Within the screening distance r < r_scr, the expression (A.1) describes a nonanalytic elastic theory, already known for uniaxial ferroelectrics, with the energy dependent on ratio of gradients rather on their values. In this nonscreened regime the energy dependence on the transverse length L_⊥ = \(k_{ \bot }^{{ - 1}}\) at any given longitudinal scale L_|| = \(k_{{||}}^{{ - 1}}\) is not monotonous, showing a minimum at \(L_{ \bot }^{2}\) ~ L_||r₀\(C_{ \bot }^{{1/2}}\). Multiplying the minimal energy density ~C_⊥\(L_{ \bot }^{{ - 2}}\) by the characteristic volume L_||\(L_{ \bot }^{2}\)/\(a_{ \bot }^{2}\) we estimate the energy as a function of R = L_⊥ as

$$\begin{gathered} C_{ \bot }^{{1/2}}{{R}^{2}}\hbar {{{v}}_{F}}{\text{/}}{{r}_{0}} = {{w}_{C}}N\quad {\text{with}} \\ {{w}_{C}}\sim {{T}_{c}}{{a}_{ \bot }}{\text{/}}{{r}_{0}}\quad {\text{at}}\quad N = \pi {{R}^{2}}{\text{/}}a_{ \bot }^{2}. \\ \end{gathered} $$

Consider a D-loop of a radius R in the (y, z) plane embracing a number N = πR²/\(a_{ \bot }^{2}\) chains or a D-line stretched in z direction at a distance Y = a_⊥N from its counterpart or from the surface. For the DL energy W_D(N) the above estimations, with precise values found in [34], can be summarized as

(1) W_D(N) ~ T_c\(\sqrt N \)ln(N), valid within the length r₀—actually only at N ~ 1 i.e. for a elementary loop embracing only one chain, known as 2π soliton. A similar expression is valid at all distances for the spin vortex.
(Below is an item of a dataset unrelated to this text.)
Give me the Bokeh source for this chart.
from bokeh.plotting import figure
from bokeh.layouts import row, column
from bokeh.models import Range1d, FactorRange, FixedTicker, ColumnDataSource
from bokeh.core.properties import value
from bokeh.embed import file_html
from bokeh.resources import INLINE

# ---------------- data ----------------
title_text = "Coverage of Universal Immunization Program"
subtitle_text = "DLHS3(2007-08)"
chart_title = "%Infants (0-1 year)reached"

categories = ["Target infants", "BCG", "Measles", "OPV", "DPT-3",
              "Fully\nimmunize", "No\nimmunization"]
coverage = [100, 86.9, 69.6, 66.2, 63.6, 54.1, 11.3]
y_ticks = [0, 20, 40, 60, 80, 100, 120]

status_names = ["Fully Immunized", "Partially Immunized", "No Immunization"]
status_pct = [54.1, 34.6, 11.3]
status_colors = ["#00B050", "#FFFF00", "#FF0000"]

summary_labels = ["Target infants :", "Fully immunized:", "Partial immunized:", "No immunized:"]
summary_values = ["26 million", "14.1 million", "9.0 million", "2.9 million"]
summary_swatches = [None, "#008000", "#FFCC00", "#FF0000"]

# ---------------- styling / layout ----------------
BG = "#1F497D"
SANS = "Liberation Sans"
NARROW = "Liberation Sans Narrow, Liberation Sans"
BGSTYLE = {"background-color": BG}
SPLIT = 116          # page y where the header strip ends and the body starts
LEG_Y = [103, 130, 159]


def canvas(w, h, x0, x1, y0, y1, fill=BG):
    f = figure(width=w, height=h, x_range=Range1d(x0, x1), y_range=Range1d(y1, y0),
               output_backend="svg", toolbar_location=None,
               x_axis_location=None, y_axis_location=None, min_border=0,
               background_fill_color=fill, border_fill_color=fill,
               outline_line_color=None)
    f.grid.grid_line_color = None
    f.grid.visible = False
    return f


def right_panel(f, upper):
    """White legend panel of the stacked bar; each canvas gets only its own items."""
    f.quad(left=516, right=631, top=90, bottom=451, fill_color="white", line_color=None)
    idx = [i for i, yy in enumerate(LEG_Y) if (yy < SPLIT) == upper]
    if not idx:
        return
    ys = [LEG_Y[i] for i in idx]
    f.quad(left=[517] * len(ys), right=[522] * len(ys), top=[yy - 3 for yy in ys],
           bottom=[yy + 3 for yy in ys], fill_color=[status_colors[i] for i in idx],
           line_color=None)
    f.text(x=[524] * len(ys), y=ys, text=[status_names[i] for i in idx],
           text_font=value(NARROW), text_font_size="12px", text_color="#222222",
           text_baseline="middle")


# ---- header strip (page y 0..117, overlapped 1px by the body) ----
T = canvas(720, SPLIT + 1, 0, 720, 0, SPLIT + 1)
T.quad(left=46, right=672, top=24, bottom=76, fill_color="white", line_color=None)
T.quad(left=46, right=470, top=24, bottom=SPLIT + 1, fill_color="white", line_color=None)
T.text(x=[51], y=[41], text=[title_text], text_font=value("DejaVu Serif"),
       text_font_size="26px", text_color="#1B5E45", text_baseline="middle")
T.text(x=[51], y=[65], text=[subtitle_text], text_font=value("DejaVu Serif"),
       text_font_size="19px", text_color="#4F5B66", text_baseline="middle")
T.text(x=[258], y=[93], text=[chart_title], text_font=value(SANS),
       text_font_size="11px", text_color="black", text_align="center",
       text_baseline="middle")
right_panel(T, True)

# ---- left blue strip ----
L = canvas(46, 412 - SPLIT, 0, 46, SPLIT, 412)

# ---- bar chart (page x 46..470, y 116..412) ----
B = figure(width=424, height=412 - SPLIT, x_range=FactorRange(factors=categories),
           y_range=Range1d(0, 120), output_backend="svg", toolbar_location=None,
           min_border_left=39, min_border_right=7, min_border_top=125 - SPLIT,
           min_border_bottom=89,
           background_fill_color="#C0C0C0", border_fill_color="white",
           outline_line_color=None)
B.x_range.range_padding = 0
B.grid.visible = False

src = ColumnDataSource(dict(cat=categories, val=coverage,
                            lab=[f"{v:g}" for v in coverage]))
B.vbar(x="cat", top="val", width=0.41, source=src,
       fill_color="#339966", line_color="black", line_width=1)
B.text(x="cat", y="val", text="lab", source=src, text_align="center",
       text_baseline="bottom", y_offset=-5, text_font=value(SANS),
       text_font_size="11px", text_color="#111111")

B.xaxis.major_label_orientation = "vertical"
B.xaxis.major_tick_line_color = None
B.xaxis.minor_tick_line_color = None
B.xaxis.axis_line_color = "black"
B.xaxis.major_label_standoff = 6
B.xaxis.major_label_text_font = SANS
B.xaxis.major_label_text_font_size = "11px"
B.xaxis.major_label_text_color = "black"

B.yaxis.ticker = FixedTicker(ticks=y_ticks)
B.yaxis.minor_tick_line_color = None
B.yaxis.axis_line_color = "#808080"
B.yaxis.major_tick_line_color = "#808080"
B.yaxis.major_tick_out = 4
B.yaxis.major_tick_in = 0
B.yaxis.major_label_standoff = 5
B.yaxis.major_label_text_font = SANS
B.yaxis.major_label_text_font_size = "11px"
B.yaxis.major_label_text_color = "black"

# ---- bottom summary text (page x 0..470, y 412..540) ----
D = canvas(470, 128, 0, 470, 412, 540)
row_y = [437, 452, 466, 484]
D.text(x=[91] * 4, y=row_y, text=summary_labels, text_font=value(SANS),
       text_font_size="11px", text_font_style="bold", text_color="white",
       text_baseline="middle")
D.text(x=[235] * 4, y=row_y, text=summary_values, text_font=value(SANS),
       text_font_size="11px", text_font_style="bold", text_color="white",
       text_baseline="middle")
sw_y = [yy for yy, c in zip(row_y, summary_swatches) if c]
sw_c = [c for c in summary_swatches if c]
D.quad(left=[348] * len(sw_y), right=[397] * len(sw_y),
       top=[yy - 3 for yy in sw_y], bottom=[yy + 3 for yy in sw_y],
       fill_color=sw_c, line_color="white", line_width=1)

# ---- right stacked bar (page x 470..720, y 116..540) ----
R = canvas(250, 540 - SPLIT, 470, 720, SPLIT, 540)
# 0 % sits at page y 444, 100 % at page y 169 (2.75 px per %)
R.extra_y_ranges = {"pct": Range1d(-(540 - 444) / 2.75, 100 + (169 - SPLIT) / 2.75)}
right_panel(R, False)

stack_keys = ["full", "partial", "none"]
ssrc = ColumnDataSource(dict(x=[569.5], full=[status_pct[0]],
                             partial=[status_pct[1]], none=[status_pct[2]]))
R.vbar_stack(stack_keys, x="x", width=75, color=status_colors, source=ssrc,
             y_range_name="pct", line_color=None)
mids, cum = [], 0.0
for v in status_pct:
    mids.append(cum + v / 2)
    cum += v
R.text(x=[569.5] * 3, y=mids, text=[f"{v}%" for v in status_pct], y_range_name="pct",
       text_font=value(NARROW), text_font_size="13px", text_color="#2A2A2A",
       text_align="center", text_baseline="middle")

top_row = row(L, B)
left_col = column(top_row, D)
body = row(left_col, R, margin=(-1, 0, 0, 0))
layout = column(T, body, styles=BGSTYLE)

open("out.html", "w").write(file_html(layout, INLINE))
(2) W_D(N) ~ Nw_C, w_C ~ T_ca_⊥/r₀, valid at r₀ < R < r_scr.

(3) W_D(N) ~ T_c(r_scr/r₀)\(\sqrt N \)ln(Na_⊥/r_scr) at R > r_scr.
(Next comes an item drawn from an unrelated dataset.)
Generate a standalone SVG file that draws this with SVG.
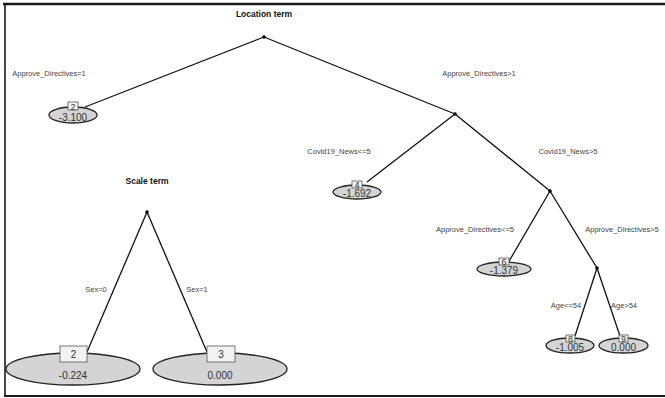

Within the wide (at low T) regime 2 the dislocation energy follows the confinement-type area law W ~ N rather than the usual perimetrical-logarithmic law ~\(\sqrt N \)lnN.

APPENDIX B

THE MICROSCOPIC ORIGIN OF THE CHIRAL ANOMALY

Technically (see [58]), the anomaly appears from uncertainty in calculations of fermionic determinants needing to be regularized, which procedure is usually treated in a relativistically invariant way by traditions of the field theory. It is instructive to see the origin of the anomaly in a transparent way related to rules of many-electronic systems, namely to the Tomas–Fermi procedure. Let the electrons in the parent metal occupy a parabolic spectrum p²/2m up to a Fermi energy E_F. In a smooth potential V(x) the electronic wave functions Ψ_E and their density distributions for an eigenenergy E are legitimately given by the WKB expressions

$$\begin{gathered} {{\Psi }_{E}} \propto (E - V{{(x)}^{{ - 1/4}}}\exp (i\int {dx{\kern 1pt} '(E - V(x{\kern 1pt} {{'}^{{1/2}}}),} \\ {{\rho }_{E}} = {\text{|}}\Psi (x){{{\text{|}}}^{2}} = (E - V{{(x)}^{{ - 1/2}}}). \\ \end{gathered} $$

Summing up ρ_E, the total density can be obtained and expanded in V/E_F as ρ(x) – 〈ρ〉 ≈ –V(x)N_F which yields the most important characterization of a metal: the linear response of the density to the applied potential. But if the spectrum linearization is done prematurely, then the Schrödinger equation becomes the first order one, the wave function Ψ_E looses the prefactor, ρ(x) becomes just constant, and the reaction to the local potential disappears. The role of the chiral anomaly action (W_CA in Eq. (10)) is just to restore this missing contribution.